YURTDIŞI ÇIKIŞ YASAĞI KALDIRILDI
Öğrencilerin beraat taleplerini reddeden mahkeme yurtdışı çıkış yasağını kaldırdı. Sanıkların duruşmalardan vareste tutulması talebini kabul eden mahkeme bir sonraki duruşmayı 19 Mart, saat 10.30’a ertelendi.
DURUŞMA ÖNCESİ BASIN AÇIKLAMASI
Duruşma öncesi öğrenciler Çağlayan’da bulunan İstanbul Adliyesi önünde basın açıklaması yaptı.
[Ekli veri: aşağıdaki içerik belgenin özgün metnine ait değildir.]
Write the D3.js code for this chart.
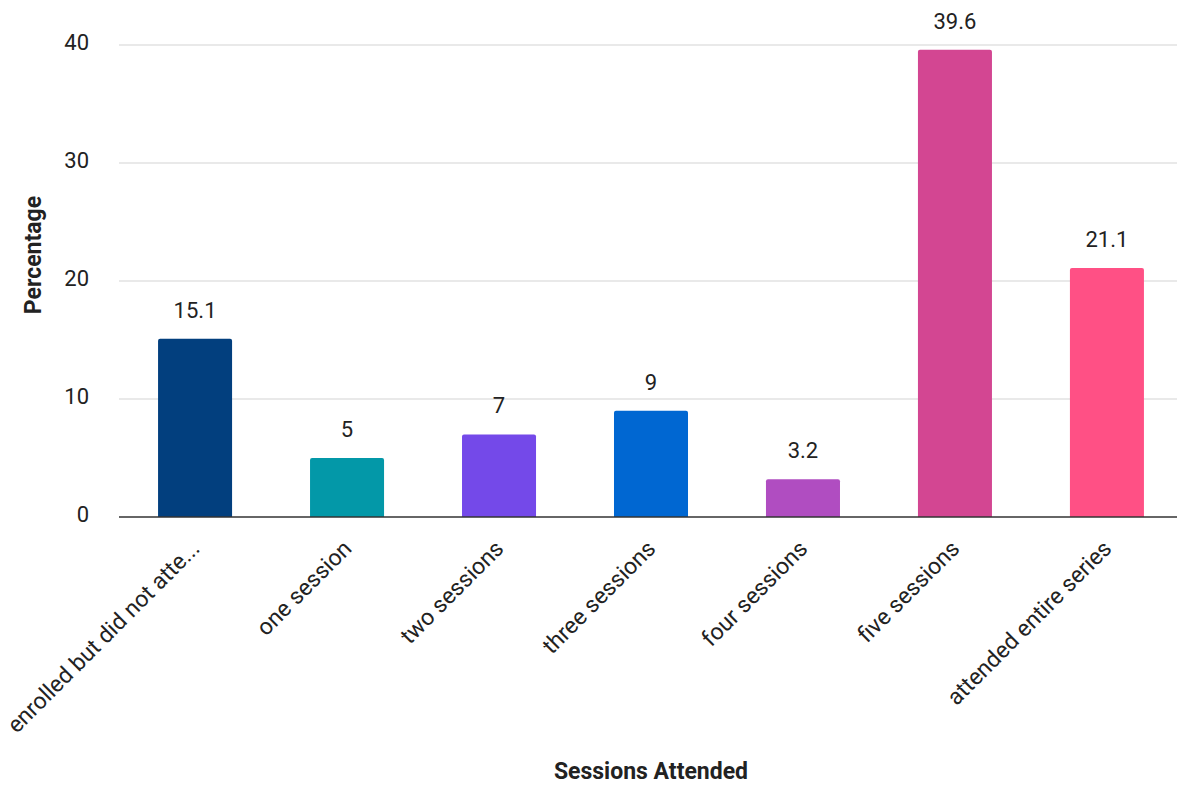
<!DOCTYPE html>
<html>
<head>
<meta charset="utf-8">
<script src="https://cdn.jsdelivr.net/npm/d3@7"></script>
<style>
  body { margin: 0; background: #fff; }
  text { font-family: Roboto, "Noto Sans", sans-serif; fill: #222; }
</style>
</head>
<body>
<div id="wrapper"></div>
<script>
const categories = [
    "enrolled but did not atte...",
    "one session",
    "two sessions",
    "three sessions",
    "four sessions",
    "five sessions",
    "attended entire series",
]
const values = [15.1, 5, 7, 9, 3.2, 39.6, 21.1]
const barColors = ["#023f7e", "#0398a8", "#7449e9", "#0067d2", "#b04dc1", "#d34692", "#ff5085"]
const yTicks = [0, 10, 20, 30, 40]

function drawBars() {
    const dimensions = {
        width: 1177,
        height: 785,
        margin: { top: 45, right: -6, bottom: 268, left: 119 },
    }
    dimensions.boundedWidth = dimensions.width - dimensions.margin.left - dimensions.margin.right
    dimensions.boundedHeight = dimensions.height - dimensions.margin.top - dimensions.margin.bottom

    const wrapper = d3.select("#wrapper")
        .append("svg")
        .attr("width", dimensions.width)
        .attr("height", dimensions.height)

    const bounds = wrapper.append("g")
        .attr("transform", `translate(${dimensions.margin.left},${dimensions.margin.top})`)

    const xScale = d3.scaleBand()
        .domain(categories)
        .range([0, dimensions.boundedWidth])
        .paddingInner(0.513)
        .paddingOuter(0.257)

    const yScale = d3.scaleLinear()
        .domain([0, 40])
        .range([dimensions.boundedHeight, 0])

    // gridlines
    bounds.append("g")
        .selectAll("line")
        .data(yTicks.slice(1))
        .join("line")
        .attr("x1", 0)
        .attr("x2", dimensions.width - dimensions.margin.left)
        .attr("y1", d => yScale(d))
        .attr("y2", d => yScale(d))
        .attr("stroke", "#e2e2e2")
        .attr("stroke-width", 1.5)

    // y axis labels
    const yAxis = d3.axisLeft(yScale).tickValues(yTicks).tickSize(0).tickPadding(30)
    const yAxisGroup = bounds.append("g").call(yAxis)
    yAxisGroup.select(".domain").remove()
    yAxisGroup.selectAll("text")
        .style("font-size", "22px")
        .style("font-family", "Roboto, sans-serif")
        .attr("fill", "#222")
        .attr("dy", "0.22em")

    const data = categories.map((c, i) => ({ cat: c, value: values[i], color: barColors[i] }))

    bounds.selectAll("path.bar")
        .data(data)
        .join("path")
        .attr("class", "bar")
        .attr("fill", d => d.color)
        .attr("d", d => {
            const x = xScale(d.cat), w = xScale.bandwidth()
            const y = yScale(d.value), h = yScale(0) - y, r = 2
            return `M${x},${y + h}V${y + r}Q${x},${y} ${x + r},${y}H${x + w - r}Q${x + w},${y} ${x + w},${y + r}V${y + h}Z`
        })

    // value labels
    bounds.selectAll("text.value")
        .data(data)
        .join("text")
        .attr("class", "value")
        .attr("x", d => xScale(d.cat) + xScale.bandwidth() / 2)
        .attr("y", d => yScale(d.value) - 21)
        .attr("text-anchor", "middle")
        .style("font-size", "22px")
        .text(d => d.value)

    // baseline
    bounds.append("line")
        .attr("x1", 0)
        .attr("x2", dimensions.width - dimensions.margin.left)
        .attr("y1", yScale(0))
        .attr("y2", yScale(0))
        .attr("stroke", "#333")
        .attr("stroke-width", 1.5)

    // x axis labels
    const xAxis = d3.axisBottom(xScale).tickSize(0)
    const xAxisGroup = bounds.append("g")
        .attr("transform", `translate(0,${dimensions.boundedHeight})`)
        .call(xAxis)
    xAxisGroup.select(".domain").remove()
    xAxisGroup.selectAll(".tick text")
        .attr("text-anchor", "end")
        .attr("x", 0)
        .attr("y", 0)
        .attr("dy", 0)
        .attr("transform", "translate(6,33) rotate(-45)")
        .style("font-size", "23px")
        .style("font-family", "Roboto, sans-serif")
        .attr("fill", "#222")

    // axis titles
    wrapper.append("text")
        .attr("x", 651)
        .attr("y", 779)
        .attr("text-anchor", "middle")
        .style("font-size", "23px")
        .style("font-weight", "bold")
        .text("Sessions Attended")

    wrapper.append("text")
        .attr("transform", "translate(41,255) rotate(-90)")
        .attr("text-anchor", "middle")
        .style("font-size", "23px")
        .style("font-weight", "bold")
        .text("Percentage")
}

drawBars()
</script>
</body>
</html>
“Savaşa karşı barış/ Sermayeye karşı emek/ Boğaziçi biat etmeyecek” yazılı pankart açan öğrenciler açıklamalarında “Boğaziçi Üniversitesi yıllardır iktidarın özel sindirme politikalarına maruz kalmaktadır. Kayyum rektör atamalarından akademisyen yargılamalarına, muhalif öğrenci avlarından kampüsteki polis tehdidine kadar yoğun bir baskı altındadır. 19 Mart günü lokum dağıtma hadisesine gösterilen tepki, bu baskı politikalarını yürüten iktidar tarafından bir fırsat olarak değerlendirildi, medyanın ve Cumhurbaşkanı’nın hedef göstermesiyle biz öğrenciler okuma hakkımızın elimizden alınacağı tehdidiyle evlerden, yurtlardan, kütüphane ve kampüslerden baskınlarla alınarak cezaevine konduk” ifadelerini kullandı.
Öğrenciler, “Yagılanmamızım sebebini söylüyoruz: Çünkü faili belli kayıplara karşı 23 yıldır pes etmeyen Cumartesi Anneleri’nin, emek sömürüsüne karşı havaalanında direnen işçilerin, eril şiddete karşı duran kadınların, inkara-sömürüye-katliama karşı Kürt halkının tarafından ve açıkça söylüyoruz: Ezenler var oldukça, biz ezilenlerin yanında yer almaya devam edeceğiz. Zulüm varsa direniş de vardı; bunu biliyor ve hakikatimizi bu yönde belirliyoruz. Bizi terbiye edeceklerini sandıkları cezaevlerine karşı özgürlük şiarımızı yeniliyoruz. Başta tutuklu öğrenciler olmak üzere devrimci-demokrat siyasi tutsaklara özgürlük talep ediyoruz” diye konuştu.